Why You Don’t Spy in Federal Buildings

I haven’t said much about about the James O’Keefe case, but there is something about it that no one is talking about, especially on the Right.

According to an FBI agent’s affidavit, two of O’Keefe’s associates entered Senator Landrieu’s office in the Hale Boggs Federal Building in New Orleans and tried to pass themselves off as phone company employees. They were wearing phone-company-type work clothes, including hard hats, and told office workers they were there to fix problems with the phone system. O’Keefe was already sitting in the office, saying he was waiting for someone else to arrive. When the associates showed up, O’Keefe began recording them with his cell phone.

One of the two “workmen,” Joseph Basel, requested access to the phones. He was allowed access to the phone on the front desk, and according to a witness he took the handset off the phones and manipulated it somehow. Then he and the other “workman,” Robert Flanagan, made some show of calling back and forth with cell phones to show that the phone wasn’t working.

After that, Basel and Flanagan were taken to the GSA office where the main telephone lines could be accessed. It was at that time someone challenged their credentials, and when the two young men said their credentials were in their car, it was not long after that someone figured out the two guys did not work for the phone company.

Based on this, Basel and Flanagan were charged with entering a federal building under false and fraudulent pretenses for the purposes of interfering with a telephone system operated by the federal government, and O’Keefe and Stan Dai allegedly aided and abetted these acts.

Now, all four young men are innocent until proven guilty, and it is possible the affadavit is inaccurate. On the other hand, there is evidence that laws might have been broken, meaning there needs to be a trial. I understand O’Keefe was ordered to go live with his parents until the trial. I assume the other three are out on bail also.

Righties have whined incessantly ever since that it is somehow unfair for these four even to be charged with a crime. So much for the rule of law. Even if you accept the claim that the four were journalists working undercover to get a story, that doesn’t give them immunity from the law. I know journalists sometimes use subterfuge to do exposes of things like bad food handling practices in restaurants or phony massage parlors, but we’re talking about a federal building here. You know, the kind of place terrorists like to case and sometimes blow up.

No, I don’t think for a minute that the four clowns were terrorists. I suspect they were trying to stage something that would embarrass Senator Landrieu. Even so, we can’t be tolerant of people entering federal buildings, or any other potential terrorist target, under false and fraudulent pretenses, even if just for a prank. This is post-9/11 America, after all. If only out of courtesy to fellow citizens, you respect security protocols and don’t ask for them to be lifted just for you. When we start to make exceptions, security is weakened.
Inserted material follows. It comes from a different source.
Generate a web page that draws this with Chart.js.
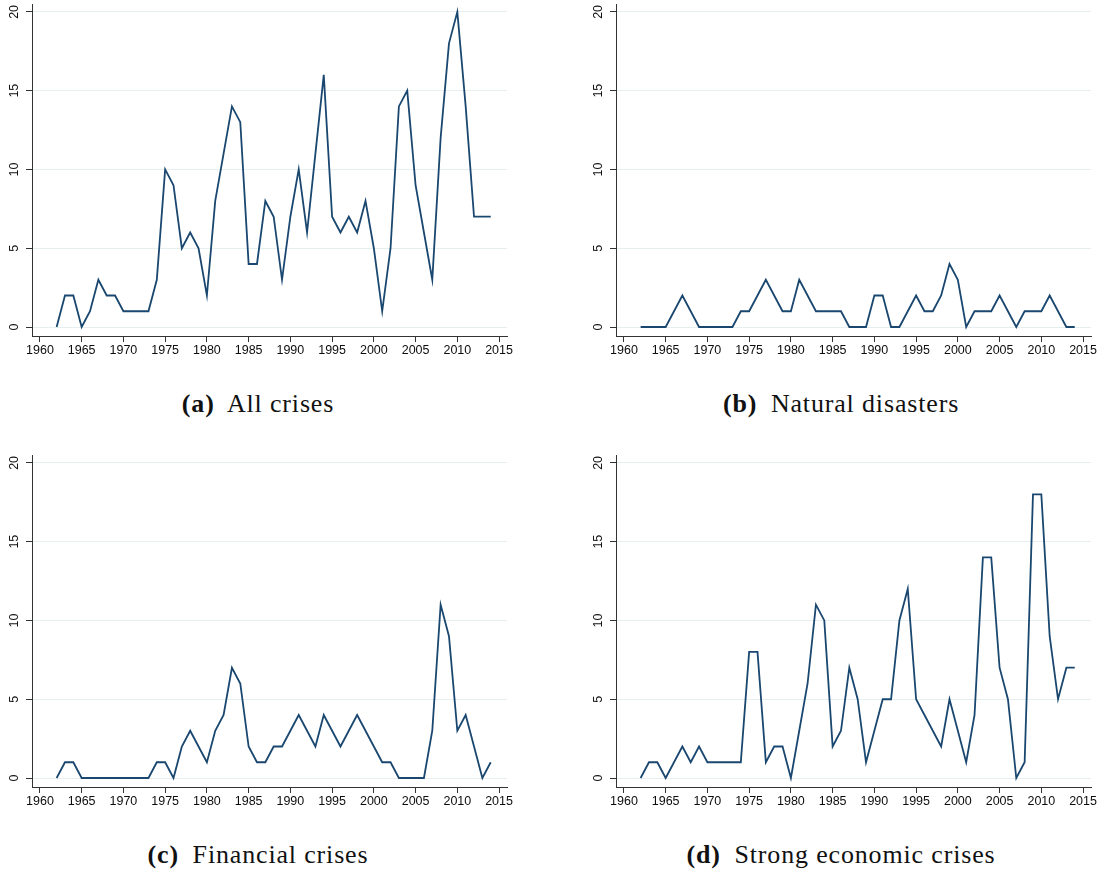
<!DOCTYPE html>
<html>
<head>
<meta charset="utf-8">
<script src="https://cdn.jsdelivr.net/npm/chart.js@4.4.1/dist/chart.umd.min.js"></script>
<style>
  html, body { margin: 0; padding: 0; background: #ffffff; }
  body { width: 1102px; height: 875px; position: relative; overflow: hidden; }
  .panel { position: absolute; width: 518px; height: 360px; }
  .caption {
    position: absolute; width: 520px; text-align: center;
    font-family: "Liberation Serif", "Times New Roman", serif;
    font-size: 24.5px; letter-spacing: 0.8px; color: #111; white-space: nowrap;
    transform: scaleX(1.06); transform-origin: center;
  }
  .caption b { margin-right: 6px; }
</style>
</head>
<body>
<canvas id="chartA" class="panel" width="518" height="360" style="left:0px;top:0px"></canvas>
<canvas id="chartB" class="panel" width="518" height="360" style="left:584px;top:0px"></canvas>
<canvas id="chartC" class="panel" width="518" height="360" style="left:0px;top:451px"></canvas>
<canvas id="chartD" class="panel" width="518" height="360" style="left:584px;top:451px"></canvas>

<div class="caption" style="left:-2px;top:390px"><b>(a)</b> All crises</div>
<div class="caption" style="left:581px;top:390px"><b>(b)</b> Natural disasters</div>
<div class="caption" style="left:-2px;top:841px"><b>(c)</b> Financial crises</div>
<div class="caption" style="left:581px;top:841px"><b>(d)</b> Strong economic crises</div>

<script>
// Years covered by every series
const years = [1962, 1963, 1964, 1965, 1966, 1967, 1968, 1969, 1970, 1971,
               1972, 1973, 1974, 1975, 1976, 1977, 1978, 1979, 1980, 1981,
               1982, 1983, 1984, 1985, 1986, 1987, 1988, 1989, 1990, 1991,
               1992, 1993, 1994, 1995, 1996, 1997, 1998, 1999, 2000, 2001,
               2002, 2003, 2004, 2005, 2006, 2007, 2008, 2009, 2010, 2011,
               2012, 2013, 2014];

// Number of crises per year
const allCrises = [0, 2, 2, 0, 1, 3, 2, 2, 1, 1,
                   1, 1, 3, 10, 9, 5, 6, 5, 2, 8,
                   11, 14, 13, 4, 4, 8, 7, 3, 7, 10,
                   6, 11, 16, 7, 6, 7, 6, 8, 5, 1,
                   5, 14, 15, 9, 6, 3, 12, 18, 20, 14,
                   7, 7, 7];

const naturalDisasters = [0, 0, 0, 0, 1, 2, 1, 0, 0, 0,
                          0, 0, 1, 1, 2, 3, 2, 1, 1, 3,
                          2, 1, 1, 1, 1, 0, 0, 0, 2, 2,
                          0, 0, 1, 2, 1, 1, 2, 4, 3, 0,
                          1, 1, 1, 2, 1, 0, 1, 1, 1, 2,
                          1, 0, 0];

const financialCrises = [0, 1, 1, 0, 0, 0, 0, 0, 0, 0,
                         0, 0, 1, 1, 0, 2, 3, 2, 1, 3,
                         4, 7, 6, 2, 1, 1, 2, 2, 3, 4,
                         3, 2, 4, 3, 2, 3, 4, 3, 2, 1,
                         1, 0, 0, 0, 0, 3, 11, 9, 3, 4,
                         2, 0, 1];

const strongEconomicCrises = [0, 1, 1, 0, 1, 2, 1, 2, 1, 1,
                              1, 1, 1, 8, 8, 1, 2, 2, 0, 3,
                              6, 11, 10, 2, 3, 7, 5, 1, 3, 5,
                              5, 10, 12, 5, 4, 3, 2, 5, 3, 1,
                              4, 14, 14, 7, 5, 0, 1, 18, 18, 9,
                              5, 7, 7];

// Axis tick labels
const xTicks = [1960, 1965, 1970, 1975, 1980, 1985, 1990, 1995, 2000, 2005, 2010, 2015];
const yTicks = [0, 5, 10, 15, 20];

const lineColor = '#1a476f';
const axisColor = '#333333';
const gridColor = '#e6eff0';
const labelColor = '#0d0d0d';
const tickFont = { family: "'Liberation Sans', Arial, sans-serif", size: 12.5 };

function drawPanel(canvasId, values) {
  const points = years.map((yr, i) => ({ x: yr, y: values[i] }));
  return new Chart(document.getElementById(canvasId), {
    type: 'line',
    data: {
      datasets: [{
        data: points,
        borderColor: lineColor,
        borderWidth: 1.8,
        pointRadius: 0,
        tension: 0,
        fill: false
      }]
    },
    options: {
      responsive: false,
      animation: false,
      devicePixelRatio: 1,
      layout: { padding: { top: 4, left: 0, right: 11, bottom: 0 } },
      plugins: { legend: { display: false }, tooltip: { enabled: false }, title: { display: false } },
      scales: {
        x: {
          type: 'linear',
          min: 1959.05,
          max: 2015.95,
          afterBuildTicks: s => { s.ticks = xTicks.map(v => ({ value: v })); },
          afterFit: s => { s.height = 24; s.paddingLeft = 0; s.paddingRight = 0; },
          grid: { drawOnChartArea: false, drawTicks: true, tickLength: 6, tickColor: axisColor, tickWidth: 1 },
          border: { display: true, color: axisColor, width: 1 },
          ticks: {
            font: tickFont, color: labelColor, padding: 1,
            minRotation: 0, maxRotation: 0, autoSkip: false,
            callback: v => String(v)
          }
        },
        y: {
          type: 'linear',
          min: -0.57,
          max: 20.5,
          afterBuildTicks: s => { s.ticks = yTicks.map(v => ({ value: v })); },
          afterFit: s => { s.width = 32; s.paddingTop = 0; s.paddingBottom = 0; },
          grid: { drawOnChartArea: true, color: gridColor, lineWidth: 1, drawTicks: true, tickLength: 6, tickColor: axisColor, tickWidth: 1 },
          border: { display: true, color: axisColor, width: 1 },
          ticks: {
            font: tickFont, color: labelColor, padding: 5,
            minRotation: 90, maxRotation: 90, crossAlign: 'center',
            callback: v => String(v)
          }
        }
      }
    }
  });
}

drawPanel('chartA', allCrises);
drawPanel('chartB', naturalDisasters);
drawPanel('chartC', financialCrises);
drawPanel('chartD', strongEconomicCrises);
</script>
</body>
</html>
It’s way past time for people like Ben Stein to grow up. There are some things one doesn’t do, like yell “bomb” on an airplane, even if it’s a joke. And you don’t pull a stunt like this in a federal building and expect a pat on the head. I don’t think the boys deserve ten years in prison, but if they are found guilty of breaking federal law they should get enough of a sentence to discourage other “pranksters” from pulling stunts like this.